We conducted a 14-month study on the replay of 16,627 mementos from 17 public web archives. By replaying the same mementos over time and computing Merkle tree based hash values, we were able to identify seven major types of changes that could cause the same memento to produce different hash values. We found changes in the Set of resources comprising a composite memento, the Status code of one or more resources, HTTP Headers that were not expected to change, the URI-M of one or more resources due to redirection, the Representation of the HTTP entity body in one or more resources, both the URI-M and Representation of one or more resources when redirection led to a different entity body, and experienced Timeout when one or more resources encountered a connection timeout error.

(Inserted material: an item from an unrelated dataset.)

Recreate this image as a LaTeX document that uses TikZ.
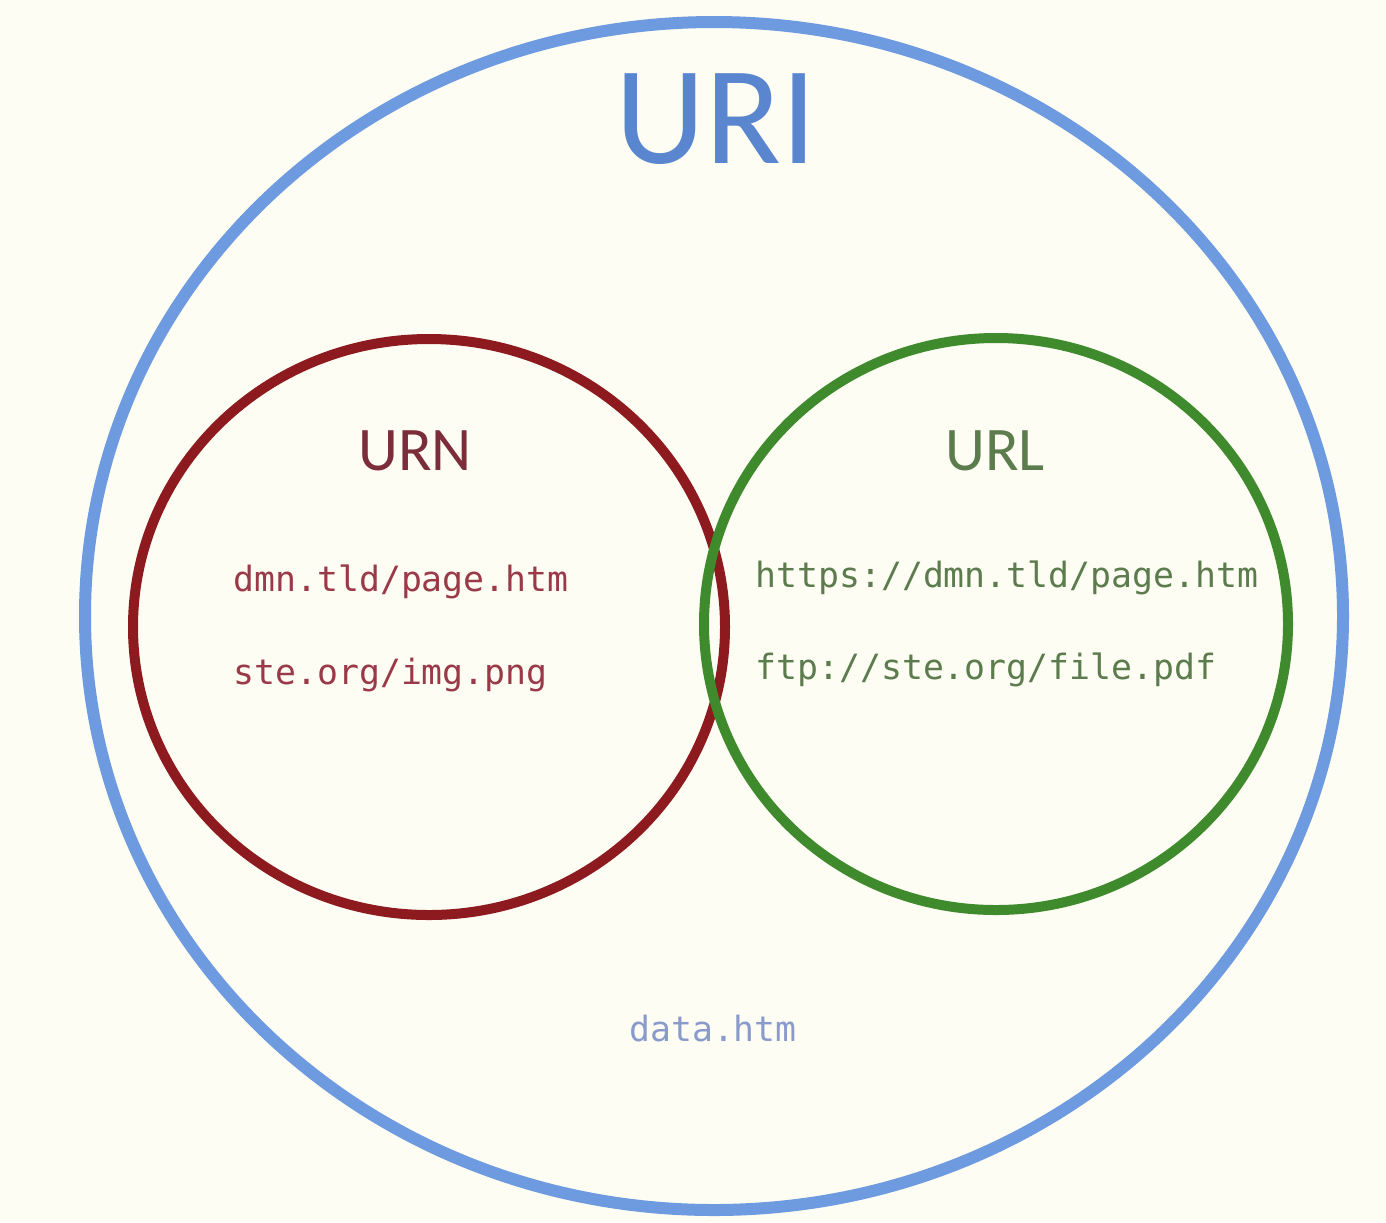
\documentclass[tikz,border=0pt]{standalone}
\usepackage{fontspec}
\setmainfont{Carlito}
\newfontfamily\codefont{DejaVu Sans Mono}
\definecolor{paper}{HTML}{FDFDF3}
\definecolor{uriblue}{HTML}{6E9ADF}
\definecolor{uritext}{HTML}{5A86CF}
\definecolor{urnred}{HTML}{8C1A1E}
\definecolor{urntext}{HTML}{9A3A48}
\definecolor{urlgreen}{HTML}{3F8A2C}
\definecolor{urltext}{HTML}{5C7C4E}
\definecolor{datatext}{HTML}{8A9BCB}
\begin{document}
\begin{tikzpicture}[x=0.5pt,y=-0.5pt,
  title/.style={font=\fontsize{70}{70}\selectfont, text=uritext, inner sep=0pt},
  setlabel/.style={font=\fontsize{31}{31}\selectfont, inner sep=0pt},
  example/.style={font=\codefont\fontsize{17.4}{17.4}\selectfont, inner sep=0pt}]
  % page
  \fill[paper] (0,0) rectangle (1386,1222);
  \useasboundingbox (0,0) rectangle (1386,1222);
  % sets
  \draw[uriblue, line width=6pt] (714,616) ellipse [x radius=629, y radius=594];
  \draw[urnred, line width=5pt] (429,627) ellipse [x radius=296, y radius=288];
  \draw[urlgreen, line width=5pt] (996,624) ellipse [x radius=292, y radius=286];
  % labels
  \node[title, anchor=base] (uri) at (716,163) {URI};
  \node[setlabel, text=urntext!80!black, anchor=base] (urn) at (415,470) {URN};
  \node[setlabel, text=urltext, anchor=base] (url) at (995,470) {URL};
  % examples
  \node[example, text=urntext, anchor=base west] (urn1) at (233,591) {dmn.tld/page.htm};
  \node[example, text=urntext, anchor=base west] (urn2) at (233,684) {ste.org/img.png};
  \node[example, text=urltext, anchor=base west] (url1) at (755,587) {https://dmn.tld/page.htm};
  \node[example, text=urltext, anchor=base west] (url2) at (755,679) {ftp://ste.org/file.pdf};
  \node[example, text=datatext, anchor=base] (data) at (713,1041) {data.htm};
\end{tikzpicture}
\end{document}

In our study, we attempted to ensure that resources added or modified by archives to facilitate replay were not included in the calculation of fixity information. Even with these considerations, it was not possible to generate stable fixity information on the replay of composite mementos over time. Almost 90% of our studied mementos produced at least two different hash values over the study period, and over 16% of the mementos produced a distinct hash value on each of the 39 replays.

During our study, we also found that four of the archives moved to new hosting locations and archival services during the time period under observation. Other archives upgraded their replay systems, resulting in the inability to accurately compare the fixity of mementos generated before and after the change.

The lessons learned in this study could be used to produce a more archive-aware hashing function that takes into account changes caused by JavaScript and patterns in computed hash values. We also suggested that a web archive observatory could be developed using such techniques to monitor the state of public web archives in a global scale.